At various times during the fifteenth century, officials in China decreed bans on maritime exports to Southeast Asian and other countries, opening the door to the rapid development of ceramics production in Vietnam, which quickly began to supply markets throughout Southeast Asia and the Middle East. The center of production was Hai Duong province in the Red River Delta of what is now North Vietnam. The Hoi An treasure almost certainly originated specifically at a pottery in or near the hamlet of Chu Dau, where wasters of rice bowls identical to those from the wreck have been unearthed.

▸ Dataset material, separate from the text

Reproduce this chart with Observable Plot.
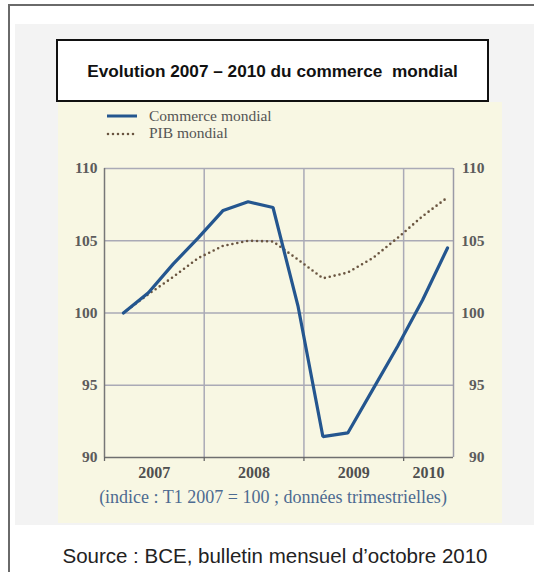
<!DOCTYPE html>
<html>
<head>
<meta charset="utf-8">
<script src="https://cdn.jsdelivr.net/npm/d3@7"></script>
<script src="https://cdn.jsdelivr.net/npm/@observablehq/plot@0.6"></script>
<style>
  html, body { margin: 0; padding: 0; background: #ffffff; overflow: hidden; }
  #page { position: relative; width: 534px; height: 572px; overflow: hidden; }
  .abs { position: absolute; }
  #outer { left: 8px; top: 4px; width: 540px; height: 580px; border-top: 2px solid #6a6a6a; border-left: 2px solid #6a6a6a; }
  #panel { left: 15px; top: 24px; width: 530px; height: 501px; background: #f3f3f3; }
  #yellow { left: 58px; top: 102px; width: 444px; height: 421px; background: #f8f7e3; }
  #titlebox { left: 56px; top: 39px; width: 429px; height: 59px; background: #ffffff; border: 2px solid #111; box-sizing: content-box; }
  #title { left: 56px; top: 61px; width: 433px; text-align: center; font: bold 17.2px "Liberation Sans", Arial, sans-serif; color: #111; line-height: 20px; }
  .legtext { font: 15.5px "Liberation Serif", "Times New Roman", serif; color: #555; line-height: 16px; }
  #caption { left: 0; top: 487px; width: 546px; text-align: center; font: 18px "Liberation Serif", "Times New Roman", serif; color: #4d6b91; line-height: 20px; }
  #source { left: 0; top: 544px; width: 550px; text-align: center; font: 20.5px "Liberation Sans", Arial, sans-serif; color: #222; line-height: 24px; }
  #chart { left: 0; top: 0; }
</style>
</head>
<body>
<div id="page">
  <div id="outer" class="abs"></div>
  <div id="panel" class="abs"></div>
  <div id="yellow" class="abs"></div>
  <div id="titlebox" class="abs"></div>
  <div id="title" class="abs">Evolution 2007 – 2010 du commerce&nbsp; mondial</div>
  <svg class="abs" style="left:0;top:0" width="534" height="572">
    <line x1="107" x2="137" y1="116" y2="116" stroke="#24568f" stroke-width="3"/>
    <line x1="108" x2="137" y1="134" y2="134" stroke="#6a5540" stroke-width="2.6" stroke-dasharray="0,5" stroke-linecap="round"/>
  </svg>
  <div class="abs legtext" style="left:149px;top:108px">Commerce mondial</div>
  <div class="abs legtext" style="left:149px;top:125px">PIB mondial</div>
  <div id="chart" class="abs"></div>
  <div id="caption" class="abs">(indice : T1 2007 = 100 ; données trimestrielles)</div>
  <div id="source" class="abs">Source : BCE, bulletin mensuel d’octobre 2010</div>
</div>
<script>
// Data (index: T1 2007 = 100; quarterly)
const quarters = ["T1 2007","T2 2007","T3 2007","T4 2007",
                  "T1 2008","T2 2008","T3 2008","T4 2008",
                  "T1 2009","T2 2009","T3 2009","T4 2009",
                  "T1 2010","T2 2010"];
const commerce = [100, 101.4, 103.4, 105.2, 107.1, 107.7, 107.3, 100.5, 91.45, 91.7, 94.7, 97.7, 100.9, 104.5];
const pib      = [100, 101.3, 102.5, 103.8, 104.65, 105.0, 104.95, 103.7, 102.4, 102.8, 103.8, 105.2, 106.7, 108.0];
const years = [2007, 2008, 2009, 2010];
const yTicks = [90, 95, 100, 105, 110];

// layout constants
const xStart = 2007, xEnd = 2010.5, pointOffset = 0.19;
const qpos = (label) => {
  const [t, y] = label.split(" ");
  return +y + (+t.slice(1) - 1) / 4 + pointOffset;
};
const rows = quarters.map((q, i) => ({x: qpos(q), commerce: commerce[i], pib: pib[i]}));
const yearLabels = years.map(y => ({label: String(y), x: (y + Math.min(y + 1, xEnd)) / 2}));

const grid = "#aaaab6";
const chart = Plot.plot({
  width: 534,
  height: 572,
  marginLeft: 104,
  marginRight: 81,
  marginTop: 168,
  marginBottom: 115,
  style: {fontFamily: "'Liberation Serif', 'Times New Roman', serif", fontSize: "15px", color: "#4a4a4a", background: "transparent", overflow: "visible"},
  x: {domain: [xStart, xEnd], label: null},
  y: {domain: [90, 110], label: null},
  marks: [
    Plot.ruleX(years.slice(1), {stroke: grid, strokeWidth: 1.5}),
    Plot.ruleY(yTicks.slice(1, -1), {stroke: grid, strokeWidth: 1.5}),
    Plot.ruleY([110], {stroke: grid, strokeWidth: 1.5}),
    Plot.ruleX([xEnd], {stroke: "#9a9aa6", strokeWidth: 1.5}),
    Plot.ruleX([xStart], {stroke: "#777", strokeWidth: 1.5}),
    Plot.ruleY([90], {stroke: "#6f6f6f", strokeWidth: 1.5}),
    Plot.axisX(years, {tickSize: 4, tickFormat: () => "", stroke: "#666", strokeWidth: 1.3, label: null}),
    Plot.axisY(yTicks, {anchor: "left", tickSize: 0, tickPadding: 7, fontSize: 15.5, fontWeight: "bold", fill: "#5c5c5c", label: null}),
    Plot.axisY(yTicks, {anchor: "right", tickSize: 0, tickPadding: 0, dx: 31, textAnchor: "end", fontSize: 15.5, fontWeight: "bold", fill: "#5c5c5c", label: null}),
    Plot.text(yearLabels, {x: "x", y: () => 90, text: "label", dy: 15, fontSize: 16, fontWeight: "bold", fill: "#4f4f4f"}),
    Plot.line(rows, {x: "x", y: "pib", stroke: "#6a5540", strokeWidth: 2.6, strokeDasharray: "0,5", strokeLinecap: "round"}),
    Plot.line(rows, {x: "x", y: "commerce", stroke: "#24568f", strokeWidth: 3.2, strokeLinejoin: "miter"})
  ]
});
document.getElementById("chart").appendChild(chart);
</script>
</body>
</html>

From there, the ceramics were presumably transported by riverboat to the Gulf of Tonkin and transferred to an oceangoing junk, probably bound for Sumatra, Java, Borneo, Sulawesi, or the Philippines, where numerous examples of Chu Dau wares survive, although similar pottery has been found as far east as Japan and as far west as Zanzibar and Egypt.

These ceramics are thought to have been made for everyday use, and while their relationship to Chinese examples is clear, they are in a class by themselves, testimony to the creativity and imagination of Vietnamese artisans. Many of the salvaged wares have underglaze blue decoration, but the charger illustrated at the upper left is one of just a few pieces that are finely painted with poetic landscapes of imaginary places. A more typical genre of decorative motif--animal life--is represented by the covered box in the center, which bears an underglaze image of a bird in flight surrounded by feathers swirling in all directions. Like these pieces, most of the objects from the Hoi An shipwreck bear painted decoration, but a number of them, such as the miniature vase at the upper right, are covered only with a plain dark cobalt glaze. Beautiful by virtue solely of its form and coloring, the vase is an understated testament to the sophistication of its potter

The chest over three drawers at the bottom of the page is likewise a statement of beauty through simplicity. One of two pieces of Shaker furniture recently acquired by the Seattle Art Museum proper, the chest was made in New York State at either the Watervliet or the New Lebanon Shaker community. Its relatively early date is indicated by the thickness of the yellow paint (by 1840, thinner paint was in use) and by the shield-shaped embossed-tin escutcheon. The chest and a chair of about 1830 from the Shaker community in Enfield, New Hampshire, were acquired in conjunction with the museum's important recent exhibition, Creating Perfection: Shaker Objects and Their Affinities.